A publicidade ilícita: "res inter alios" ou domínio de eleição das relações jurídicas de consumo em cujo núcleo central avulta a figura do consumidor?

AutorMário FROTA
CargoProfesseur à l'Université de Paris XII
1. Preliminares

A Comissão Europeia apresentou em 19 de Maio de 2006 uma proposta de Directiva ao Parlamento Europeu e do Conselho, sob a forma de COMUNICAÇÃO COM (2006) 222 final (2006/0070 (COD)), que mais não é do que uma versão codificada do diploma ante os sucessivos retalhamentos a que o texto original, que remonta a 1984, se expusera.

A primeira dissonância ressalta do artigo 1.° da proposta:

"A presente directiva tem por objectivo proteger os negociantes contra a publicidade enganosa e as suas consequências desleais e estabelecer as normas permissivas da publicidade comparativa".

Afigura-se-nos que só de forma reflexa os consumidores beneficiarão do regime que ora se codifica, já que as regras não visam protegê-los directa e imediatamente do conteúdo das mensagens em que a publicidade se plasma.

Opera-se, na realidade, significativa rotação, se não mesmo profunda inflexão, na filosofia de base cujas consequências se avaliarão decerto doravante -, já que o artigo 1.° da Directiva 84/450, do Conselho, de 10 de Setembro de 1984 1, estabelecia expressamente e, em primeira linha, como objectivo primacial, o da tutela da posição jurídica do consumidor, tais os termos em que a noção nela compendiada se decalca:

"A presente directiva tem por objectivo proteger os consumidores e as pessoas que exercem uma actividade comercial, industrial, artesanal ou liberal, bem como os interesses do público em geral, contra a publicidade enganosa e suas consequências desleais e estabelecer as condições em que a publicidade comparativa é lícita".
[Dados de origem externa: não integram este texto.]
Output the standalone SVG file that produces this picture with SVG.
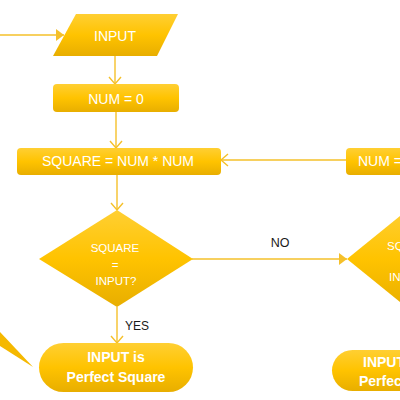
<svg xmlns="http://www.w3.org/2000/svg" width="400" height="400" viewBox="0 0 400 400">
<defs>
<linearGradient id="g" x1="0" y1="0" x2="0" y2="1">
<stop offset="0" stop-color="#FFCF33"/>
<stop offset="0.5" stop-color="#FFC300"/>
<stop offset="1" stop-color="#E8AE00"/>
</linearGradient>
<marker id="chev" markerWidth="14" markerHeight="14" refX="9" refY="7" orient="auto" markerUnits="userSpaceOnUse">
<path d="M2,1 L9,7 L2,13" fill="none" stroke="#F5C02A" stroke-width="1.4"/>
</marker>
<marker id="tri" markerWidth="10" markerHeight="14" refX="8" refY="7" orient="auto" markerUnits="userSpaceOnUse">
<path d="M0,1 L8,7 L0,13 Z" fill="#F5C02A"/>
</marker>
</defs>
<style>
.shape{fill:url(#g);}
.t{font-family:"Liberation Sans",Arial,sans-serif;fill:#fff;text-anchor:middle;}
.b{font-size:14px;}
.d{font-size:11.5px;}
.bold{font-size:14px;font-weight:bold;}
.lbl{font-family:"Liberation Sans",Arial,sans-serif;fill:#1a1a1a;font-size:12.5px;text-anchor:middle;}
.c{stroke:#F5C02A;stroke-width:1.4;fill:none;}
</style>
<g id="connectors">
<line class="c" x1="0" y1="35" x2="64" y2="35" marker-end="url(#tri)"/>
<line class="c" x1="115" y1="56" x2="115" y2="84" marker-end="url(#chev)"/>
<line class="c" x1="116" y1="112" x2="116" y2="148" marker-end="url(#chev)"/>
<line class="c" x1="346" y1="160" x2="221" y2="160" marker-end="url(#chev)"/>
<line class="c" x1="117" y1="175" x2="117" y2="210" marker-end="url(#chev)"/>
<line class="c" x1="192" y1="259" x2="347" y2="259" marker-end="url(#tri)"/>
<line class="c" x1="117" y1="307" x2="117" y2="343" marker-end="url(#chev)"/>
<polygon points="0,332 0,346 33,367" fill="#F5B800"/>
<text class="lbl" x="280" y="247">NO</text>
<text class="lbl" x="137" y="330" style="font-size:12px">YES</text>
</g>
<g id="input">
<polygon class="shape" points="76,14 178,14 157,56 53,56"/>
<text class="t b" x="115" y="41">INPUT</text>
</g>
<g id="num0">
<rect class="shape" x="53" y="84" width="126" height="28" rx="4"/>
<text class="t b" x="116" y="104">NUM = 0</text>
</g>
<g id="square">
<rect class="shape" x="17" y="148" width="204" height="27" rx="4"/>
<text class="t b" x="118" y="166">SQUARE = NUM * NUM</text>
</g>
<g id="numinc">
<rect class="shape" x="346" y="148" width="126" height="27" rx="4"/>
<text class="t b" x="358" y="166" style="text-anchor:start">NUM = NUM + 1</text>
</g>
<g id="decision1">
<polygon class="shape" points="117,210 193,259 117,307 39,259"/>
<text class="t d" x="115" y="252">SQUARE</text>
<text class="t d" x="115" y="269">=</text>
<text class="t d" x="116" y="285">INPUT?</text>
</g>
<g id="decision2">
<polygon class="shape" points="410,208 473,259 410,310 347,259"/>
<text class="t d" x="387" y="250" style="text-anchor:start">SQUARE</text>
<text class="t d" x="389" y="281" style="text-anchor:start">INPUT?</text>
</g>
<g id="yes">
<rect class="shape" x="39" y="343" width="154" height="49" rx="24.5"/>
<text class="t bold" x="116" y="362">INPUT is</text>
<text class="t bold" x="116" y="382">Perfect Square</text>
</g>
<g id="no">
<rect class="shape" x="332" y="350" width="154" height="41" rx="20.5"/>
<text class="t bold" x="363" y="367" style="text-anchor:start">INPUT is NOT</text>
<text class="t bold" x="359" y="386" style="text-anchor:start">Perfect Square</text>
</g>
</svg>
De resto, o Código da Publicidade em vigor em Portugal e que na versão original data de 23 de Outubro de 1990, após textos menos conseguidos editados em 1980 e 1983 , também considera a publicidade como relevante domínio que importa, na trincheira primeira, ao consumidor, conquanto não ignore que é susceptível de afectar, por óbvio, uma concorrência equilibrada e salutar inter partes.

Com efeito, do Código da Publicidade português emerge, no n.° 1 do artigo 11, a noção segundo a qual "é proibida toda a publicidade que, por qualquer forma incluindo a sua apresentação, e devido ao seu carácter enganador, induza ou seja susceptível de induzir em erro os seus destinatários (os consumidores), independentemente de lhes causar qualquer prejuízo económico, ou que possa prejudicar um concorrente".

Do acervo de noções que a proposta de directiva ora oferece, de destacar a ideia nuclear que incide na salvaguarda dos interesses negociais nas relações entre concorrentes.

Aí se divisa a noção de publicidade2 e bem assim a de publicidade enganosa em que se ousa, afinal, afirmar que é a que induz ou é susceptível de induzir em erro as "pessoas" a quem se dirige, acrescentando-se de seguida "e cujo comportamento económico pode afectar em virtude do seu carácter enganador (leia-se: o das pessoas atraídas ou seduzidas pelas mensagens) ou que, por estas razões, prejudica ou pode prejudicar um concorrente".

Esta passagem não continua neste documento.